There is also a longer-term strategic read for Brazilian energy planning. The waiver signals that U.S. sanctions policy toward major oil producers can shift with relatively short notice, in ways that are difficult to anticipate in long-cycle investment planning. Pre-sal projects operate on development timelines measured in decades; a single policy reversal in Washington does not alter the investment thesis for those assets. But it does reinforce the case for Brazilian operators and the government to maintain scenario planning that accounts for geopolitical supply shocks in both directions — restriction and release.

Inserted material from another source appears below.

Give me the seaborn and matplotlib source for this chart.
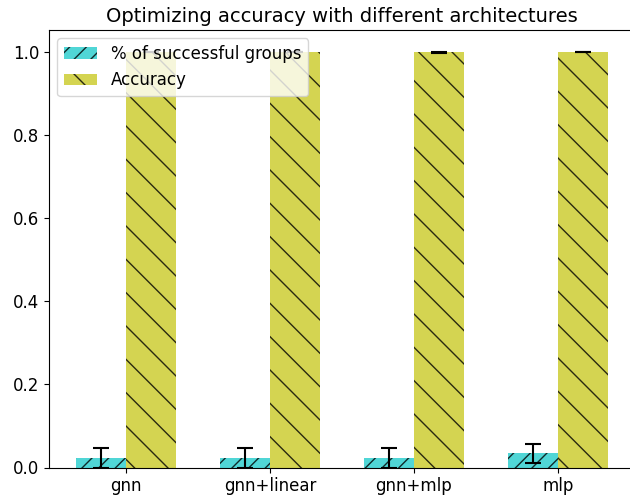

For the Brazilian offshore supply chain — equipment manufacturers, vessel operators, subsea contractors — the more relevant question is whether a softer price environment would cause operators to revisit sanctioned expenditure timelines. In recent cycles, Petrobras has demonstrated a capacity to maintain its investment program through price volatility, supported by its hedging posture and production cost discipline. Other operators with less balance sheet depth may adjust their pace.
CONTEXT
This is not the first time a U.S. administration has toggled Iranian sanctions posture, and market participants have developed a degree of familiarity with the resulting price volatility. What distinguishes the current waiver is its reported breadth — covering the full production and shipping chain — rather than targeting specific buyers or humanitarian corridors as previous exemptions have done.
Brazil's position as a significant non-OPEC deepwater producer means it benefits from price stability more than from any particular geopolitical configuration. The country's offshore sector has navigated prior Iranian sanctions cycles, the 2014-2016 price collapse, and the 2020 demand shock. Each episode has reinforced the structural argument for low-breakeven, high-productivity assets — precisely the profile that defines the pre-sal core.